Assim fazendo, estaremos colaborando para que a situação lamentável em que nosso país se encontra atualmente se perpetue.
Concordo em gênero número e grau!
Obrigado pelo carinho, Silvia!
Ruy, parabéns. Como sempre, para quem o conhece, sua retórica é brilhante.
Obrigado pelo carinho, Cyrillo. Muito bom reencontrar-lo por essas paragens. Um abração!
Excelente texto! Nosso comportamento opinativo é reflexo de convicções opacas e desprovidas de fundamentos. Opinamos de acordo com a brisa da tarde calorenta: refresca por alguns momentos, mas não altera a paisagem. Parabéns!!(pelo texto, pela perda de peso e glicemia).

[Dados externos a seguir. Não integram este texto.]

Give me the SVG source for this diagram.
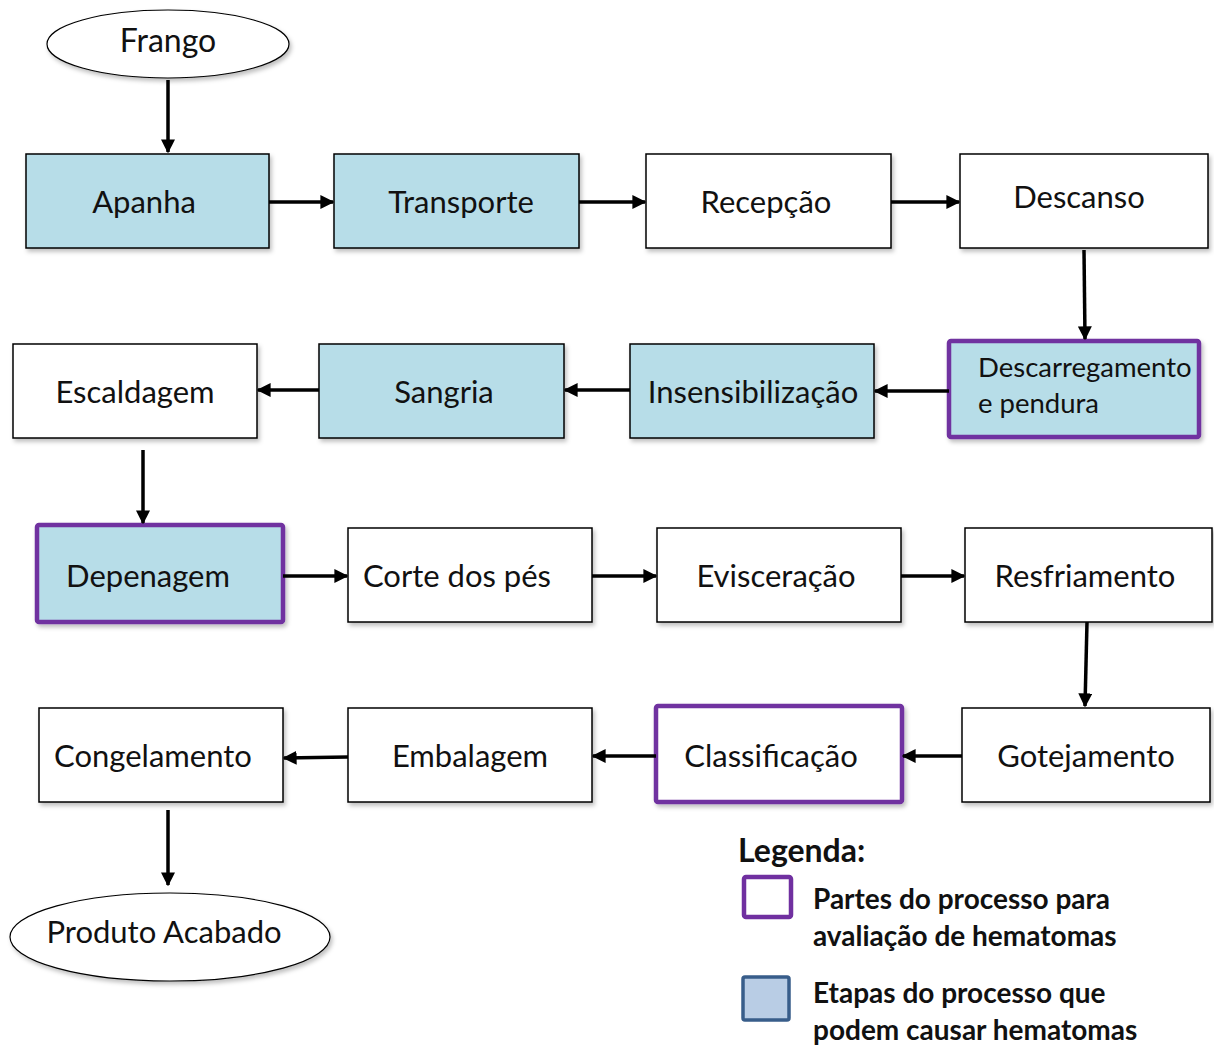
<svg xmlns="http://www.w3.org/2000/svg" width="1214" height="1045" viewBox="0 0 1214 1045">
<defs>
<marker id="ah" viewBox="0 0 10 10" refX="9" refY="5" markerWidth="4" markerHeight="4" orient="auto" markerUnits="strokeWidth">
<path d="M0,0 L10,5 L0,10 Z" fill="#000"/>
</marker>
<filter id="sh" x="-5%" y="-5%" width="115%" height="125%">
<feDropShadow dx="2" dy="3" stdDeviation="2" flood-color="#000" flood-opacity="0.25"/>
</filter>
</defs>
<style>
.box{stroke:#000;stroke-width:1.5;filter:url(#sh)}
.blue{fill:#b7dde8}
.white{fill:#fff}
.hl{stroke:#7030a0;stroke-width:4.5}
.ell{fill:#fff;stroke:#000;stroke-width:1.2;filter:url(#sh)}
text{font-family:"Lato","Liberation Sans",sans-serif;font-size:31px;fill:#111}
.c{text-anchor:middle}
.leg{font-weight:bold;font-size:28px}
.sm{font-size:27.5px}
.conn line{stroke:#000;stroke-width:3.5;marker-end:url(#ah)}
</style>
<rect width="1214" height="1045" fill="#fff"/>

<g id="frango"><ellipse class="ell" cx="168" cy="44" rx="121" ry="34"/><text class="c" x="168" y="52" style="font-size:32px">Frango</text></g>

<g id="apanha"><rect class="box blue" x="26" y="154" width="243" height="94"/><text class="c" x="144" y="213">Apanha</text></g>
<g id="transporte"><rect class="box blue" x="334" y="154" width="245" height="94"/><text class="c" x="461" y="213">Transporte</text></g>
<g id="recepcao"><rect class="box white" x="646" y="154" width="245" height="94"/><text class="c" x="766" y="213">Recepção</text></g>
<g id="descanso"><rect class="box white" x="960" y="154" width="248" height="94"/><text class="c" x="1079" y="208">Descanso</text></g>

<g id="escaldagem"><rect class="box white" x="13" y="344" width="244" height="94"/><text class="c" x="135" y="403">Escaldagem</text></g>
<g id="sangria"><rect class="box blue" x="319" y="344" width="245" height="94"/><text class="c" x="444" y="403">Sangria</text></g>
<g id="insensibilizacao"><rect class="box blue" x="630" y="344" width="244" height="94"/><text class="c" x="753" y="403">Insensibilização</text></g>
<g id="descarregamento"><rect class="box blue hl" x="949" y="341" width="250" height="96" rx="2"/><text class="sm" x="978" y="377">Descarregamento</text><text class="sm" x="978" y="413">e pendura</text></g>

<g id="depenagem"><rect class="box blue hl" x="37" y="525" width="246" height="97" rx="2"/><text class="c" x="148" y="587">Depenagem</text></g>
<g id="corte"><rect class="box white" x="348" y="528" width="244" height="94"/><text class="c" x="457" y="587">Corte dos pés</text></g>
<g id="evisceracao"><rect class="box white" x="657" y="528" width="244" height="94"/><text class="c" x="776" y="587">Evisceração</text></g>
<g id="resfriamento"><rect class="box white" x="965" y="528" width="247" height="94"/><text class="c" x="1085" y="587">Resfriamento</text></g>

<g id="congelamento"><rect class="box white" x="39" y="708" width="244" height="94"/><text class="c" x="153" y="767">Congelamento</text></g>
<g id="embalagem"><rect class="box white" x="348" y="708" width="244" height="94"/><text class="c" x="470" y="767">Embalagem</text></g>
<g id="classificacao"><rect class="box white hl" x="656" y="706" width="246" height="96" rx="2"/><text class="c" x="771" y="767">Classificação</text></g>
<g id="gotejamento"><rect class="box white" x="962" y="708" width="248" height="94"/><text class="c" x="1086" y="767">Gotejamento</text></g>

<g id="produto"><ellipse class="ell" cx="170" cy="937" rx="160" ry="44"/><text class="c" x="164" y="943">Produto Acabado</text></g>

<g id="connectors" class="conn">
<line x1="168" y1="80" x2="168" y2="152"/>
<line x1="269" y1="202" x2="333" y2="202"/>
<line x1="579" y1="202" x2="645" y2="202"/>
<line x1="891" y1="202" x2="959" y2="202"/>
<line x1="1084" y1="250" x2="1085" y2="339"/>
<line x1="949" y1="391" x2="875" y2="391"/>
<line x1="630" y1="390" x2="565" y2="390"/>
<line x1="319" y1="390" x2="258" y2="390"/>
<line x1="143" y1="450" x2="143" y2="523"/>
<line x1="283" y1="576" x2="347" y2="576"/>
<line x1="592" y1="576" x2="656" y2="576"/>
<line x1="901" y1="576" x2="964" y2="576"/>
<line x1="1087" y1="622" x2="1085" y2="706"/>
<line x1="962" y1="756" x2="903" y2="756"/>
<line x1="656" y1="756" x2="593" y2="756"/>
<line x1="348" y1="757" x2="284" y2="758"/>
<line x1="168" y1="810" x2="168" y2="885"/>
</g>

<g id="legend">
<text x="738" y="862" style="font-weight:bold;font-size:32px">Legenda:</text>
<rect x="744" y="877" width="47" height="40" rx="2" fill="#fff" stroke="#7030a0" stroke-width="4.5"/>
<text class="leg" x="813" y="909">Partes do processo para</text>
<text class="leg" x="813" y="946">avaliação de hematomas</text>
<rect x="743" y="977" width="46" height="43" rx="2" fill="#b9cde5" stroke="#385d8a" stroke-width="3.5"/>
<text class="leg" x="813" y="1003">Etapas do processo que</text>
<text class="leg" x="813" y="1040">podem causar hematomas</text>
</g>
</svg>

Verdade, Marcia, nossas opiniões, no mais das vezes, são reflexos de convicções desprovidas de fundamentos. Entendo que seja algo difícil de mudar, mas é muito necessário que percebamos o quanto somos "enviesados", pois só com essa consciência poderemos fazer algo a respeito. Afinal de contas, fatos não são sugestões, nem opiniões: são fatos. Como tais, deveriam ser respeitados. Do contrário, continuaremos agindo sobre nossos constructos mentais, que nem sempre espelham a realidade. O resultado disso é o que vemos hoje: "penso" que Fulano seja boa gente, e o aceito sem questionar; penso que Sicrano seja um crápula e o rejeito sem questionar. Aceito as mazelas e canalhices de Fulano porque "afinal de contas, ninguém é perfeito", e rejeito aquilo de bom que Sicrano pudesse estar fazendo. O país está nessa situação triste por conta desse comportamento de todos nós na hora de votar. Boa semana procê!